Sister Mary Scullion

"Our alumni are living witnesses of transformation."

The following article is featured in the Spring 2018 edition of News From HOME, our quarterly print newsletter.  You can read the whole newsletter online.  If you want to subscribe, click here.

Many years ago, one of our residents, Richard Brown, was sharing his story with a group of students. “When you see me here today,” he said, “You would never think I was once on the streets, addicted, lost, dirty, hopeless. The people who passed by me on the streets back then probably assumed that that was who I was – a homeless drug addict. But it wasn’t – it was just one moment in my life, a period of real struggle. I had a whole life before that time that nobody could see. They also couldn’t see the person I would become later.”

Richard went on to tell the students, “So when you see someone on the streets today, just realize – that’s not the whole of who that person is. They are more than that. And a lot of change can happen in his or her life – just like it happened in mine.”

Years later, Richard’s wisdom still rings with deep truth. Most of us pass people living on the street. We might be moved by their plight. We shudder at the terrible circumstances we see them living through. And it can be hard to see beyond that. Only a few of us get to see what it is like when their talents and potential are tapped and they have a chance to blossom. 
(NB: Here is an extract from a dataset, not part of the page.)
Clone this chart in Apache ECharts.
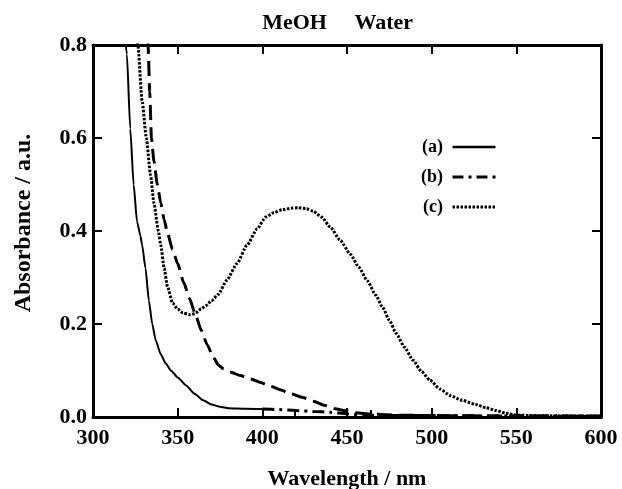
<!DOCTYPE html>
<html>
<head>
<meta charset="utf-8">
<script src="https://cdn.jsdelivr.net/npm/echarts@6/dist/echarts.min.js"></script>
<style>html,body{margin:0;padding:0;background:#fff}#c{width:622px;height:489px}</style>
</head>
<body>
<div id="c"></div>
<script>
// ---- data ----
var aWl  = [318, 320, 322, 324, 326, 328, 329, 331, 333, 335, 337, 340, 343, 346, 350, 355, 360, 365, 370, 375, 380, 390, 400];
var aAbs = [0.86, 0.78, 0.62, 0.50, 0.42, 0.39, 0.37, 0.32, 0.25, 0.20, 0.165, 0.135, 0.115, 0.10, 0.085, 0.068, 0.050, 0.036, 0.027, 0.022, 0.019, 0.018, 0.017];

var tailWl  = [400, 410, 420, 430, 440, 450, 460, 480, 500, 550, 600];
var tailAbs = [0.017, 0.016, 0.014, 0.012, 0.010, 0.007, 0.004, 0.003, 0.003, 0.002, 0.002];

var bWl  = [331.5, 332.5, 333.5, 334.5, 336, 338, 340, 342, 344, 347, 350, 353.5, 357, 360.5, 364, 367.5, 371, 374, 377, 381, 387, 393, 399, 405, 411, 416, 424, 430, 437, 443, 448, 455, 465, 480, 500, 550, 600];
var bAbs = [0.86, 0.80, 0.70, 0.60, 0.55, 0.50, 0.46, 0.425, 0.395, 0.36, 0.33, 0.29, 0.255, 0.22, 0.186, 0.155, 0.129, 0.112, 0.104, 0.097, 0.089, 0.082, 0.074, 0.066, 0.058, 0.051, 0.042, 0.034, 0.025, 0.018, 0.014, 0.009, 0.006, 0.004, 0.003, 0.002, 0.001];

var cWl  = [325, 326.5, 329, 331.5, 334, 336, 338.6, 340, 342, 344, 347, 350, 353, 357, 360, 364, 367, 370, 374, 379, 385, 391, 397, 402, 407, 412, 417, 421, 426, 430, 435, 440, 446, 452, 457, 462, 467, 471, 475, 479, 484, 489, 494, 499, 505, 511, 518, 526, 532, 538, 544, 550, 560, 580, 600];
var cAbs = [0.84, 0.80, 0.68, 0.60, 0.52, 0.46, 0.40, 0.37, 0.32, 0.28, 0.245, 0.232, 0.224, 0.220, 0.222, 0.233, 0.240, 0.250, 0.264, 0.294, 0.330, 0.370, 0.405, 0.430, 0.440, 0.446, 0.449, 0.450, 0.448, 0.443, 0.430, 0.409, 0.380, 0.350, 0.322, 0.293, 0.262, 0.236, 0.208, 0.180, 0.150, 0.122, 0.098, 0.079, 0.060, 0.046, 0.036, 0.027, 0.020, 0.014, 0.008, 0.004, 0.003, 0.002, 0.002];

var xTicks = [300, 350, 400, 450, 500, 550, 600];
var yTicks = [0.0, 0.2, 0.4, 0.6, 0.8];
var solventPos = [419, 464];
var solventNames = ['MeOH', 'Water'];
var seriesNames = ['(a)', '(b)', '(c)'];

function pairs(xs, ys) { return xs.map(function (x, i) { return [x, ys[i]]; }); }

var FONT = '"Liberation Serif", "Times New Roman", serif';
var axisLineStyle = { color: '#000', width: 3 };
var tickStyle = { color: '#000', width: 2 };
var labelStyle = { color: '#000', fontFamily: FONT, fontWeight: 'bold', fontSize: 22 };

var chart = echarts.init(document.getElementById('c'), null, { renderer: 'canvas' });
chart.setOption({
  animation: false,
  backgroundColor: '#fff',
  grid: { left: 93, right: 21, top: 45, bottom: 72, containLabel: false, outerBoundsMode: 'none' },
  xAxis: [
    {
      type: 'value', position: 'bottom', min: xTicks[0], max: xTicks[xTicks.length - 1], interval: 50,
      axisLine: { show: true, onZero: false, lineStyle: axisLineStyle },
      axisTick: { show: true, inside: true, length: 9, lineStyle: tickStyle },
      axisLabel: Object.assign({ margin: 10 }, labelStyle),
      splitLine: { show: false },
      name: 'Wavelength / nm', nameLocation: 'middle', nameGap: 51,
      nameTextStyle: { color: '#000', fontFamily: FONT, fontWeight: 'bold', fontSize: 22 }
    },
    {
      type: 'value', position: 'top', min: xTicks[0], max: xTicks[xTicks.length - 1], interval: 50,
      axisLine: { show: true, onZero: false, lineStyle: axisLineStyle },
      axisTick: { show: true, inside: true, length: 9, lineStyle: tickStyle },
      axisLabel: { show: false }, splitLine: { show: false }
    },
    {
      type: 'value', position: 'top', min: xTicks[0], max: xTicks[xTicks.length - 1],
      axisLine: { show: false },
      axisTick: { show: true, inside: false, length: 7, lineStyle: tickStyle, customValues: solventPos },
      axisLabel: Object.assign({
        margin: 11, customValues: solventPos,
        formatter: function (v) {
          var i = solventPos.indexOf(v);
          return i === 1 ? '{w|' + solventNames[i] + '}' : solventNames[i];
        },
        rich: { w: { color: '#000', fontFamily: FONT, fontWeight: 'bold', fontSize: 22, padding: [0, 0, 0, 26] } }
      }, labelStyle),
      splitLine: { show: false }
    }
  ],
  yAxis: [
    {
      type: 'value', position: 'left', min: 0, max: 0.8, interval: 0.2,
      axisLine: { show: true, onZero: false, lineStyle: axisLineStyle },
      axisTick: { show: true, inside: true, length: 9, lineStyle: tickStyle },
      axisLabel: Object.assign({ margin: 6, formatter: function (v) { return v.toFixed(1); } }, labelStyle),
      splitLine: { show: false },
      name: 'Absorbance / a.u.', nameLocation: 'middle', nameGap: 57,
      nameTextStyle: { color: '#000', fontFamily: FONT, fontWeight: 'bold', fontSize: 24, padding: [0, 0, 0, 16] }
    },
    {
      type: 'value', position: 'right', min: 0, max: 0.8, interval: 0.2,
      axisLine: { show: true, onZero: false, lineStyle: axisLineStyle },
      axisTick: { show: true, inside: true, length: 9, lineStyle: tickStyle },
      axisLabel: { show: false }, splitLine: { show: false }
    }
  ],
  legend: {
    orient: 'vertical', left: 416, top: 133, align: 'right',
    itemWidth: 43, itemHeight: 14, itemGap: 12,
    formatter: function (n) { return n + ' '; },
    textStyle: { color: '#000', fontFamily: FONT, fontWeight: 'bold', fontSize: 18 },
    itemStyle: { opacity: 0 },
    data: [
      { name: seriesNames[0], lineStyle: { width: 2.5 } },
      { name: seriesNames[1], lineStyle: { type: [11, 5, 3, 5], width: 3 } },
      { name: seriesNames[2], lineStyle: { type: [2.5, 1.5], width: 3 } }
    ]
  },
  series: [
    {
      name: seriesNames[0], type: 'line', xAxisIndex: 0, yAxisIndex: 0,
      data: pairs(aWl, aAbs), symbol: 'none', showSymbol: false, smooth: 0.2, smoothMonotone: 'x',
      lineStyle: { color: '#000', width: 2, type: 'solid' }, itemStyle: { color: '#000' }
    },
    {
      name: 'tail', type: 'line', xAxisIndex: 0, yAxisIndex: 0,
      data: pairs(tailWl, tailAbs), symbol: 'none', showSymbol: false, smooth: 0.2,
      lineStyle: { color: '#000', width: 3, type: [12, 5, 3, 5] }, itemStyle: { color: '#000' }
    },
    {
      name: seriesNames[1], type: 'line', xAxisIndex: 0, yAxisIndex: 0,
      data: pairs(bWl, bAbs), symbol: 'none', showSymbol: false, smooth: 0.2, smoothMonotone: 'x',
      lineStyle: { color: '#000', width: 3, type: [15, 7] }, itemStyle: { color: '#000' }
    },
    {
      name: seriesNames[2], type: 'line', xAxisIndex: 0, yAxisIndex: 0,
      data: pairs(cWl, cAbs), symbol: 'none', showSymbol: false, smooth: 0.2, smoothMonotone: 'x',
      lineStyle: { color: '#000', width: 3, type: [2.5, 1.5] }, itemStyle: { color: '#000' }
    }
  ]
});
</script>
</body>
</html>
Project HOME’s Resident Alumni Program (see “Continuing the Journey,” page 1) shines a light on the pathway out of homelessness and enables us to see that people who once experienced homelessness are us. They are heads of households, friends, voters, artists, employees, taxpayers. They are civic-minded people working to make our city and nation a better place to live, work, and raise a family. When one of our alumni gives a presentation or volunteers on a committee or works at a job using skills and experience to help others, it is a teachable moment for all of us. As Richard challenged the students years ago, we must learn that when we see a person at their most vulnerable or broken, we must also open our eyes and hearts to that person’s strengths, gifts, and potential. None of us want to be judged or defined by our weakest moment – so we must not inflict that on others.

Our alumni are living witnesses of transformation. They invite us to look beyond the surface of a person in the midst of struggle and look with eyes of hope. They remind us of all that is possible – in ourselves and in others. They are signposts to all of us, pointing us toward home.